Pharmaceutical companies are active participants in the National Institutes of Health (NIH)-led consortium that is funding and overseeing the project, because drug development is at a dead end without good biomarkers. “When a pharmaceutical company wants to see if its drug is working,” McPartland explains, “it is not adequate to bring that child in and have me play with them and say whether I’m seeing something subjective. It’s necessary to know that a particular neural circuit is being engaged and be able to quantify how it is changing.”
Biomarkers may also be invaluable in cases where patient evaluation is especially difficult. “Sometimes we have kids who are challenging to clinically conceptualize,” says Julie M. Wolf, Ph.D., assistant clinical professor in the CSC, who is one of the clinicians evaluating Yale Medicine patients enrolled in the study. “Every now and then you get those kids where you’re really on the fence. They have some traits of autism and other features that are not as consistent with the diagnosis, and you’re not sure how best to help the child. So, something more quantitative could be really helpful in those instances.”
Beyond the scientific and clinical ground it intends to break, ABC-CT is also an example of how the research infrastructure at the Yale Center for Clinical Investigation (YCCI) has advanced in ways that let medical school investigators do work that otherwise might be impossible. When McPartland learned of NIH interest in forming such a multisite consortium, he sought out Tesheia H. Johnson, M.B.A., M.H.S., deputy director and chief operating officer of YCCI and associate director for clinical research for the School of Medicine, who walked him through the ways YCCI could support this research.
As Johnson recalls, “I said, ‘Well, we can cover biostats, informatics, the statistical coordinating center. Who’s going to do your monitoring?’” YCCI was just forming its Multicenter Research Support Unit, which opened during the summer of 2016 as a standing resource for investigators who otherwise would need to assemble operational and administrative teams from scratch.
The unit worked with McPartland in writing the grant proposal, assured NIH of the resources it possessed in support of a scientist planning to direct an exceedingly complex study, and contributed personnel to the integrated ABC-CT team that McPartland now leads. Says Johnson, “The whole concept [for investigators] is to take your science and just plug it into a mechanism that’s all ready to go with professionals who know how to do the work.”
McPartland adds, “I think that YCCI has really specific expertise in areas that many investigators don’t know how to do well.
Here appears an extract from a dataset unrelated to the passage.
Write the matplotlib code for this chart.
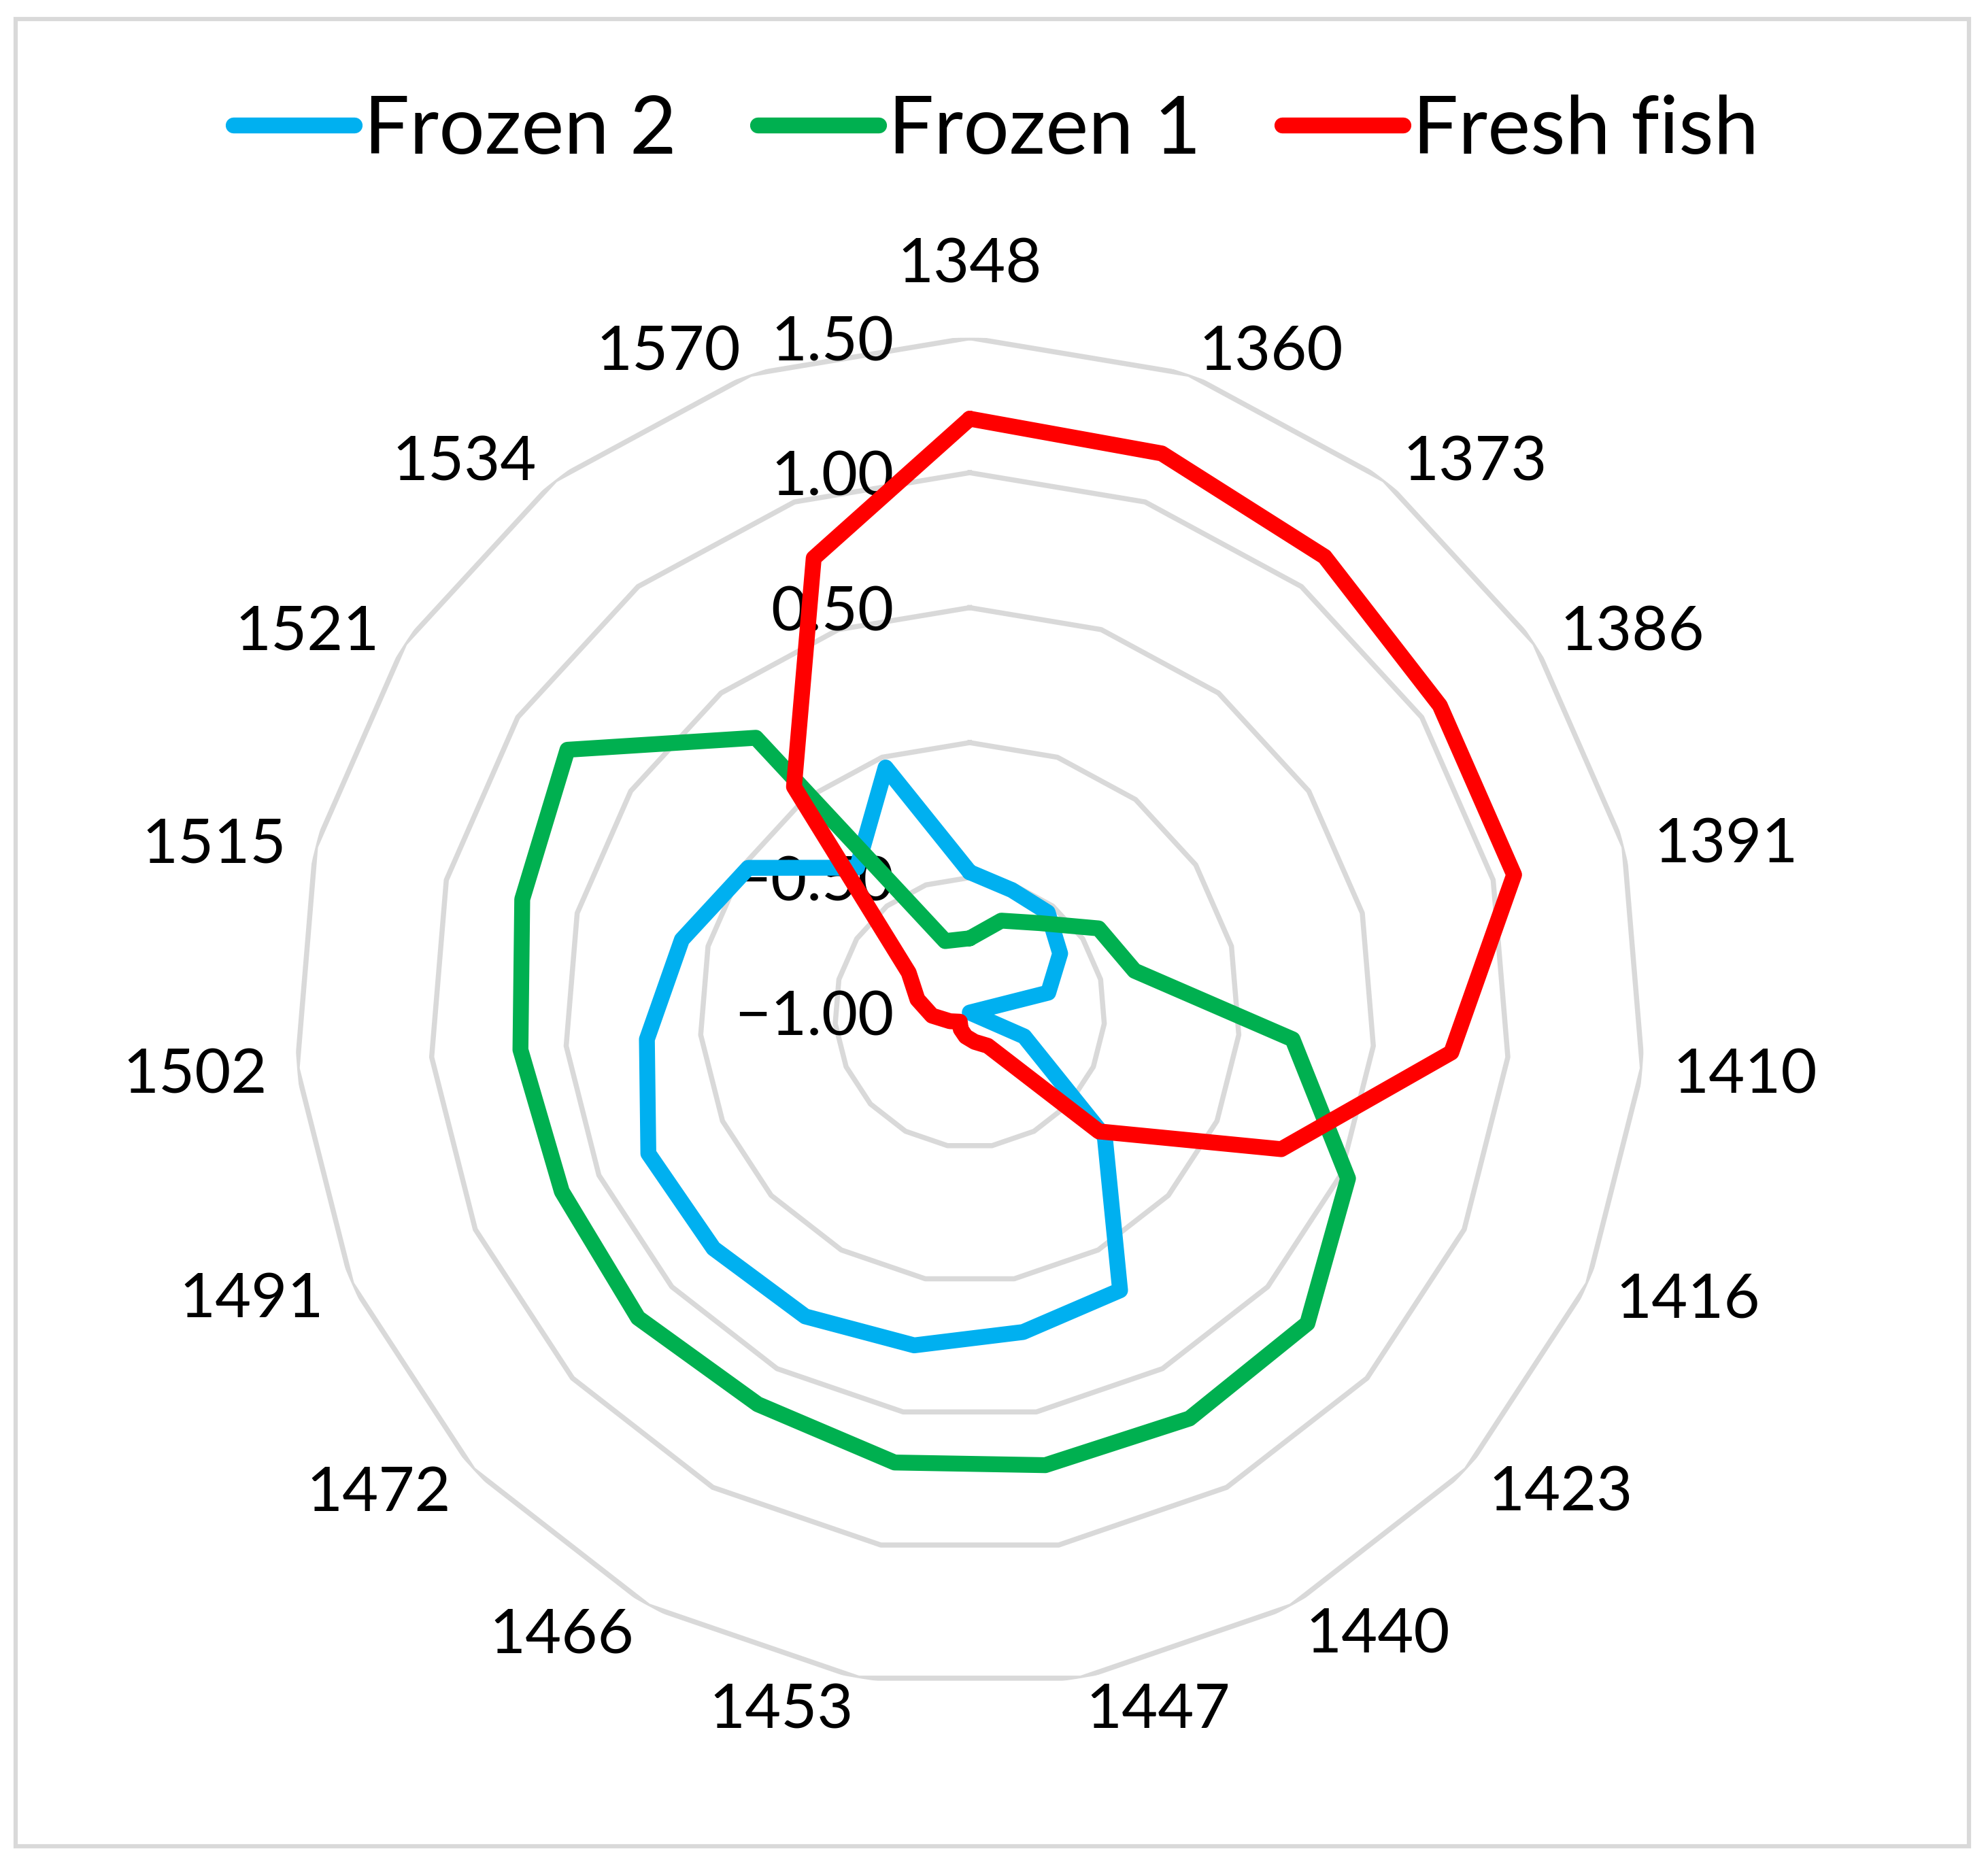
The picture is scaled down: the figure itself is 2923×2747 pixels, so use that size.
import numpy as np
import matplotlib.pyplot as plt

# category labels (clockwise from top)
categories = ['1348', '1360', '1373', '1386', '1391', '1410', '1416', '1423',
              '1440', '1447', '1453', '1466', '1472', '1491', '1502', '1515',
              '1521', '1534', '1570']

frozen2 = [-0.48, -0.52, -0.53, -0.60, -0.70, -1.00, -0.78, -0.32, 0.17, 0.20,
           0.25, 0.28, 0.29, 0.30, 0.20, 0.10, -0.02, -0.32, -0.04]
frozen1 = [-0.725, -0.64, -0.58, -0.43, -0.37, 0.20, 0.53, 0.70, 0.71, 0.70,
           0.69, 0.65, 0.67, 0.65, 0.67, 0.71, 0.78, 0.29, -0.72]
fresh = [1.20, 1.19, 1.14, 1.08, 1.08, 0.79, 0.26, -0.35, -0.86, -0.89,
         -0.91, -0.93, -0.95, -0.92, -0.86, -0.80, -0.73, 0.06, 0.78]

series_names = ['Frozen 2', 'Frozen 1', 'Fresh fish']
series_colors = ['#00B0F0', '#00B050', '#FF0000']

grid_levels = [-0.5, 0.0, 0.5, 1.0, 1.5]
# radial tick labels (0.00 is not shown in the original)
tick_values = [1.5, 1.0, 0.5, -0.5, -1.0]
tick_labels = ['1.50', '1.00', '0.50', '\u22120.50', '\u22121.00']
rmin, rmax = -1.0, 1.5

plt.rcParams['font.family'] = ['Lato', 'DejaVu Sans']

fig = plt.figure(figsize=(2923 / 300, 2747 / 300), dpi=300)
ax = fig.add_axes([0.1483, 0.0967, 0.679, 0.7225], projection='polar')
ax.set_theta_zero_location('N')
ax.set_theta_direction(-1)
ax.set_ylim(rmin, rmax)

n = len(categories)
theta = np.arange(n) * 2 * np.pi / n
theta_c = np.append(theta, theta[0])

# polygon gridlines
for lv in grid_levels:
    ax.plot(theta_c, [lv] * (n + 1), color='#D9D9D9', lw=1.8, zorder=1)

lines = []
for vals, col, name in zip([frozen2, frozen1, fresh], series_colors, series_names):
    ln, = ax.plot(theta_c, list(vals) + [vals[0]], color=col, lw=5.6,
                  solid_joinstyle='round', solid_capstyle='round',
                  zorder=4, label=name)
    lines.append(ln)

ax.axis('off')

# radial value labels along the top axis
for v, lab in zip(tick_values, tick_labels):
    ax.annotate(lab, xy=(0, v), xytext=(-26.8, -2.0), textcoords='offset points',
                ha='right', va='center', fontsize=22, zorder=3,
                annotation_clip=False)

# category labels outside outer ring
for t, cat in zip(theta, categories):
    s, c = np.sin(t), np.cos(t)
    if s > 0.05:
        ha = 'left'
    elif s < -0.05:
        ha = 'right'
    else:
        ha = 'center'
    dy = 27.3 if ha == 'center' else 9.8 * c
    ax.annotate(cat, xy=(t, rmax), xytext=(10.7 * s, dy - 1.8),
                textcoords='offset points', ha=ha, va='center',
                fontsize=22, annotation_clip=False)

fig.legend(handles=lines, loc='center', bbox_to_anchor=(0.501, 0.930),
           ncol=3, frameon=False, fontsize=28.5, handlelength=1.5,
           handletextpad=0.12, columnspacing=1.0)

fig.add_artist(plt.Rectangle((0.0077, 0.0115), 0.9827, 0.9783,
                             transform=fig.transFigure, fill=False,
                             edgecolor='#D9D9D9', lw=1.5))

fig.savefig('out.png', dpi=300, facecolor='white')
Tesheia and her team were critical, and continue to be critical.”
Even before all the data come in, McPartland says children his team is assessing are already receiving some benefit. All participating children receive a detailed evaluation of their individual cognitive abilities, which results in a report that goes to their parents and teachers. "So, by virtue of being involved in our research, families and teachers are getting a better understanding of these children and how to help them.”
Even better, concludes McPartland, will be a day he hopes is not far away, when biomarkers his team develops begin to help patients directly. “It’s probably a field changer,” he says. “People with autism are complex, and we need nuanced tools.”